How To Find The Tire Age From The DOT Code

Look for the letters DOT on the sidewall. Near the end of that sequence, the last four digits show the week and year the tire was made. A code ending in 1324 means the tire was produced in the 13th week of 2024.

That date matters more than many buyers think, especially with used tires, spare tires, trailers, and vehicles that sit for long stretches. A tire can look fine and still be old. Rubber ages from time, heat, sunlight, and storage conditions, not just miles.

NHTSA notes on its TireWise tire safety page that the last four digits of the DOT Tire Identification Number show the week and year of manufacture, and it also points drivers to the door-jamb placard or owner’s manual for the correct tire size and pressure.

Check Both Sides For The Full DOT Line

Some tires show the full DOT sequence, including the date code, on only one sidewall. If you can’t find the last four digits right away, look at the inner sidewall too. That saves a lot of wrong guesses when you inspect a spare or a used set.

Code You See Read It As What To Do
1324 13th week of 2024 Check condition, tread depth, and storage history
0321 3rd week of 2021 Fine to inspect, then judge by wear and cracking
4818 48th week of 2018 Inspect with extra care for age-related drying or cracks
DOT on one side only Full date may be on the other sidewall Check both sides before buying or fitting

Marks Drivers Mix Up All The Time

A common mistake is using the maximum pressure molded into the tire sidewall as the pressure you should run every day. That is not your go-to inflation target for normal driving. Your vehicle’s door-jamb placard or owner’s manual is the better source for the right cold pressure for that vehicle setup.

Another mix-up is thinking wheel diameter and tire width can slide around freely. They can’t. A tire marked for a 16-inch wheel needs a 16-inch wheel. Width changes can also affect clearance, speedometer reading, ride, and steering feel.

People also confuse load index with ply talk, or assume all-season, mud-and-snow, and severe-snow ratings mean the same thing. They don’t. Read the exact mark on the tire, then match it to the conditions you drive in most.

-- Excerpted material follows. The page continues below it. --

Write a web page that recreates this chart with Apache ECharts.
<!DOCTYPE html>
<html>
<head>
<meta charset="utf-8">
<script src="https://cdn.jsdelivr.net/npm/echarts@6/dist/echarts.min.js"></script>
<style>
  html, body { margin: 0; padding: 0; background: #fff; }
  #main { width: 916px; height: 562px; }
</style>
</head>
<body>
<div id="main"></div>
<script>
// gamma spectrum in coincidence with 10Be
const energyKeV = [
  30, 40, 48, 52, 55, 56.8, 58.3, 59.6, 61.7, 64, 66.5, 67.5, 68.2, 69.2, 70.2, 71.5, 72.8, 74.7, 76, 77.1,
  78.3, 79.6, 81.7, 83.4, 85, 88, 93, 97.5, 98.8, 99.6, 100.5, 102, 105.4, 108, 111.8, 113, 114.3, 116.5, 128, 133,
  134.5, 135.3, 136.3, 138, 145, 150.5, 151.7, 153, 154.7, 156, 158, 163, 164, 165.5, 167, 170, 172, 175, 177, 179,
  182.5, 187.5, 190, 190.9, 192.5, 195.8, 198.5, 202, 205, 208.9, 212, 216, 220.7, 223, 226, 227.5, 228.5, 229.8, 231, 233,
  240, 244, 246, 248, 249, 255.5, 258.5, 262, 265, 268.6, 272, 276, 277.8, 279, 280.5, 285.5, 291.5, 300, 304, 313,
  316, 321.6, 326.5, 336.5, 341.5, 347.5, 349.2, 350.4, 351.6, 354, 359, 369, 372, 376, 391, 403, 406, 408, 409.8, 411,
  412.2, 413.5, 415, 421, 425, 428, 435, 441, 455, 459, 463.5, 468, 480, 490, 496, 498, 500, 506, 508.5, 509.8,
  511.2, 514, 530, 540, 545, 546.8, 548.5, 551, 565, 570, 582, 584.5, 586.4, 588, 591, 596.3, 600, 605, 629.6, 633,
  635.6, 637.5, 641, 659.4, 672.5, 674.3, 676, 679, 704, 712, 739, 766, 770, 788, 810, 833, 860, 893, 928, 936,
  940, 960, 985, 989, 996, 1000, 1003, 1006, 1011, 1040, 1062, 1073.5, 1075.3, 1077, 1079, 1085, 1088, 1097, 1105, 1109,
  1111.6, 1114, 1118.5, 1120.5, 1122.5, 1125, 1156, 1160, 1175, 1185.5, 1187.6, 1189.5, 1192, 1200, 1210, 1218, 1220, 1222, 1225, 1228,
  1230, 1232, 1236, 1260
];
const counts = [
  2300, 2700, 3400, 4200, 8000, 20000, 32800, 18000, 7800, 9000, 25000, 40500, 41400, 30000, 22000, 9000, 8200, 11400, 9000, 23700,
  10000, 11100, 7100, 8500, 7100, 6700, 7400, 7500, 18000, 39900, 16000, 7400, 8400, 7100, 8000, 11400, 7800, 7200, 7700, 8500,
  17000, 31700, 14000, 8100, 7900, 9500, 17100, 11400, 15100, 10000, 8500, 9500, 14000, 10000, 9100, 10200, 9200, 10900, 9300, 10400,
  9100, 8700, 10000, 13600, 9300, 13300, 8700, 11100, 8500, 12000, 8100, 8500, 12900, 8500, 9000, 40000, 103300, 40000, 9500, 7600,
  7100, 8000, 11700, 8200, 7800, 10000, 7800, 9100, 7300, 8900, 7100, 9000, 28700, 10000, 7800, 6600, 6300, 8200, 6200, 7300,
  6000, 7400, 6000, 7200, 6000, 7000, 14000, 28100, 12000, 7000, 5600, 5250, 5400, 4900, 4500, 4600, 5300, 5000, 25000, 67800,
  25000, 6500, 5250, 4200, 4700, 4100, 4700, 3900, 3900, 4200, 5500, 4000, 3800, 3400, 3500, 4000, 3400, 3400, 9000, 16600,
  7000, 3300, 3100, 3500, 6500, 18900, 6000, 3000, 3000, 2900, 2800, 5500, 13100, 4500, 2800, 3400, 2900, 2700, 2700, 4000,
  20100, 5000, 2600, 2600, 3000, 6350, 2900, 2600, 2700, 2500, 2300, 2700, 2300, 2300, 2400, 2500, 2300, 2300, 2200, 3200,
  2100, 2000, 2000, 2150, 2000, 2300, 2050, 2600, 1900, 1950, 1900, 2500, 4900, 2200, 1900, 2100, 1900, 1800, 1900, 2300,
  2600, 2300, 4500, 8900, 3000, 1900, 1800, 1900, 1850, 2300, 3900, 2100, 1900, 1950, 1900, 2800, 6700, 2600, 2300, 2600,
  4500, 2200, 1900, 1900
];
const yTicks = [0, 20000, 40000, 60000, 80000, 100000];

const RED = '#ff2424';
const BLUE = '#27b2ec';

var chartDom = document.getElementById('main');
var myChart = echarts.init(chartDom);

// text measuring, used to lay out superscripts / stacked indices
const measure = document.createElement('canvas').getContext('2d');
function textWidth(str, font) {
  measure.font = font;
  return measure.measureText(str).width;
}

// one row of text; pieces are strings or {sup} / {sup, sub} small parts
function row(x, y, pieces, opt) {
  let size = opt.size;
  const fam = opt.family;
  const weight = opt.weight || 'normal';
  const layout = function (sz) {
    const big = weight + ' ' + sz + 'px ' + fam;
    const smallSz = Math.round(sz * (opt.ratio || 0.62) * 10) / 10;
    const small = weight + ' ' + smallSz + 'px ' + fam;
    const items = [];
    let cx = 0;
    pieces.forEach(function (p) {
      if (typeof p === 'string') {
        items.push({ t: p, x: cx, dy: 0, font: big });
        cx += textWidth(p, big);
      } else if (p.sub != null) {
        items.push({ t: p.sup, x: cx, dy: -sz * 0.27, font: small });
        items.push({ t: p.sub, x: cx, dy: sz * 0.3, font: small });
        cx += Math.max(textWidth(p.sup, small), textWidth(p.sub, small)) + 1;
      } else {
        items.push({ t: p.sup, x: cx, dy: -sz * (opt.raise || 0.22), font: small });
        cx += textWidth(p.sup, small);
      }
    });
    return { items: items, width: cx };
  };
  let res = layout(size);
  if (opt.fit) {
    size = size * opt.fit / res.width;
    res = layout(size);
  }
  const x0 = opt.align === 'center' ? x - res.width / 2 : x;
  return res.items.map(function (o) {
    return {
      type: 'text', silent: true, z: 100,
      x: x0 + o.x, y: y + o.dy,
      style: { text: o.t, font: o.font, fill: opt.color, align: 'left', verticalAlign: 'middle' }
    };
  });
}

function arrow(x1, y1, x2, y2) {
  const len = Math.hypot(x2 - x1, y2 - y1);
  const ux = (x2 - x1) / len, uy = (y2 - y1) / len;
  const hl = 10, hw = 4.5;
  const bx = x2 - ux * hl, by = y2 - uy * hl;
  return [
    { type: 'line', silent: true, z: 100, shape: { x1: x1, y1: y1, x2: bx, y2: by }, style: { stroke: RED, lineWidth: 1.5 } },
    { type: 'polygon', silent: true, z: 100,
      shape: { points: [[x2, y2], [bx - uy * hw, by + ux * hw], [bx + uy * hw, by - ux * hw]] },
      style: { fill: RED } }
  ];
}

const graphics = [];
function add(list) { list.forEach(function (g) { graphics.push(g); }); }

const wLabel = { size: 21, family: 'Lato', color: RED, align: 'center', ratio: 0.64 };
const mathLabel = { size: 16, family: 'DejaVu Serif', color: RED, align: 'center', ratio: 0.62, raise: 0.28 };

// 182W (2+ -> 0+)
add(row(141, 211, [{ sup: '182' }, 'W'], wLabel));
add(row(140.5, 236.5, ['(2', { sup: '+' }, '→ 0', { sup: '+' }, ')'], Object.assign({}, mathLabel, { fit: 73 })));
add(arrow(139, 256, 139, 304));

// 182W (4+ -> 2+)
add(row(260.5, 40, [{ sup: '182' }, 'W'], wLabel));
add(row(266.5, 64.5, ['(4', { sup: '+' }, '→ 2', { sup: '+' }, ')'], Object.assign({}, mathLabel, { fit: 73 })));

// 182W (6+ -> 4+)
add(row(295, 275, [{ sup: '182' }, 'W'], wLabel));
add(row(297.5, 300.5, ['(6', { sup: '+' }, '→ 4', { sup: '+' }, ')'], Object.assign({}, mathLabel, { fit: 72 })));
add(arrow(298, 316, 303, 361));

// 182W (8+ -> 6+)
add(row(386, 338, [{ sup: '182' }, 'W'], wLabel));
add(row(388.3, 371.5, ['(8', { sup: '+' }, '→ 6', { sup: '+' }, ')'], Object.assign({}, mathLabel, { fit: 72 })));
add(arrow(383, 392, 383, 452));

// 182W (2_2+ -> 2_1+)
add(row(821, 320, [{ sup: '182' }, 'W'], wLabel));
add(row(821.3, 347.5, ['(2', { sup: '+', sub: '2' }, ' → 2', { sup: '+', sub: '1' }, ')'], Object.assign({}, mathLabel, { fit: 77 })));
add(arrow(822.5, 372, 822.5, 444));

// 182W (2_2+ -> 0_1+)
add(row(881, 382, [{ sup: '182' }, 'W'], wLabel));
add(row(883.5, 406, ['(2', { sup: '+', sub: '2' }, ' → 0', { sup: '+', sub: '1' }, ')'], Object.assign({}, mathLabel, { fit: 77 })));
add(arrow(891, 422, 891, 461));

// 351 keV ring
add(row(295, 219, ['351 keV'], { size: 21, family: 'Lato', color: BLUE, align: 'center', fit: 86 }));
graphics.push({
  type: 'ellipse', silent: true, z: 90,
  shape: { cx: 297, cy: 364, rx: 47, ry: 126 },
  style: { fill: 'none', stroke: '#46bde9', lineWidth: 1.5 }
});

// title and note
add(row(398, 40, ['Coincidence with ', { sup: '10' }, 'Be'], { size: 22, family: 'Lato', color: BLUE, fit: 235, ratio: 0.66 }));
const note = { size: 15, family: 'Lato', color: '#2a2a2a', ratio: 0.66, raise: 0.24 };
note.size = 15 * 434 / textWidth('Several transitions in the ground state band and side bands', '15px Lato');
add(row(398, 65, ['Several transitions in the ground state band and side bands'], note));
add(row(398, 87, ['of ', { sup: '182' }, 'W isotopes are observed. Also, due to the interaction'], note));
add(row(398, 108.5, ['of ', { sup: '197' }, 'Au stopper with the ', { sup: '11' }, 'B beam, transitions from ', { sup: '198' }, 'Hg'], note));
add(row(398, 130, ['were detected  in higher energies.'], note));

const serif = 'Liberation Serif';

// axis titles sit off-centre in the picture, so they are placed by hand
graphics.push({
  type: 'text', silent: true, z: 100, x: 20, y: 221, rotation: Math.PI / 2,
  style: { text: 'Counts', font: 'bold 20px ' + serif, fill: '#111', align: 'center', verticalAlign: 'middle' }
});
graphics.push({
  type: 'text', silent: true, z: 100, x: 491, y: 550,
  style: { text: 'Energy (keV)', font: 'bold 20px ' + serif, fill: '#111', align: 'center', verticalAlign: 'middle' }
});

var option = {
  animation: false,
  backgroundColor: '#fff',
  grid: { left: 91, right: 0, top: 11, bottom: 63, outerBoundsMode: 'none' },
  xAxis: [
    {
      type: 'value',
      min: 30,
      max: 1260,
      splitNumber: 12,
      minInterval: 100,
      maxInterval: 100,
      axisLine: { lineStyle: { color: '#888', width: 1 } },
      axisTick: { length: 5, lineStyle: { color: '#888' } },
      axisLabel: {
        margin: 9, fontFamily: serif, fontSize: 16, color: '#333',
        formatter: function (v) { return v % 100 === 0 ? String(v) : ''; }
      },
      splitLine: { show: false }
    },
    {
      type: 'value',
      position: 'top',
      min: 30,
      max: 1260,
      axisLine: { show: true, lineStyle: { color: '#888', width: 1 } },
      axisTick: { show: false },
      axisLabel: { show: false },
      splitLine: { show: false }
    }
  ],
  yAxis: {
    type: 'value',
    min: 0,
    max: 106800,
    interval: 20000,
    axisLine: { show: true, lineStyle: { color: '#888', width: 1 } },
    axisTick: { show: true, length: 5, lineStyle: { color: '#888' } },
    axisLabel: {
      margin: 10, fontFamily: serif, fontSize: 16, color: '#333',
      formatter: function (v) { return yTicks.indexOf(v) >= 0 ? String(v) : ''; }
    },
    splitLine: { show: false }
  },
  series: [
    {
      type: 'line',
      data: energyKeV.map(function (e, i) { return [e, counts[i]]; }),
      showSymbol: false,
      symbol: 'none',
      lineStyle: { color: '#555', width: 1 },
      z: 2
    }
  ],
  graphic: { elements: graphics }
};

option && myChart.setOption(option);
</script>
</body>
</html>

What To Check Before You Buy Or Replace Tires

Before you order anything, compare five things against the vehicle placard or your current tire if it is the correct factory size:

  1. Tire type prefix such as P, LT, ST, or T
  2. Width, aspect ratio, and wheel diameter
  3. Load index
  4. Speed rating
  5. DOT date code if you are buying used or old stock tires

Then look at the physical condition. Check for uneven wear, cracking between tread blocks, cuts, bulges, patches, and signs the tire ran underinflated. If the tire has been sitting loose in a shop corner with no known history, be extra picky.

A Fast Way To Practice Reading A Sidewall

Stand by your car and read one tire from left to right. Say the code out loud. Break it into type, width, profile, construction, wheel size, load index, and speed rating. Then find the DOT line and read the last four digits. Do that on all four tires and the spare. You’ll spot mismatches fast.

Once you do it a couple of times, the sidewall stops looking like a jumble. It turns into a label you can use when buying tires, checking a used set, or making sure a tire shop put the right rubber on your wheels.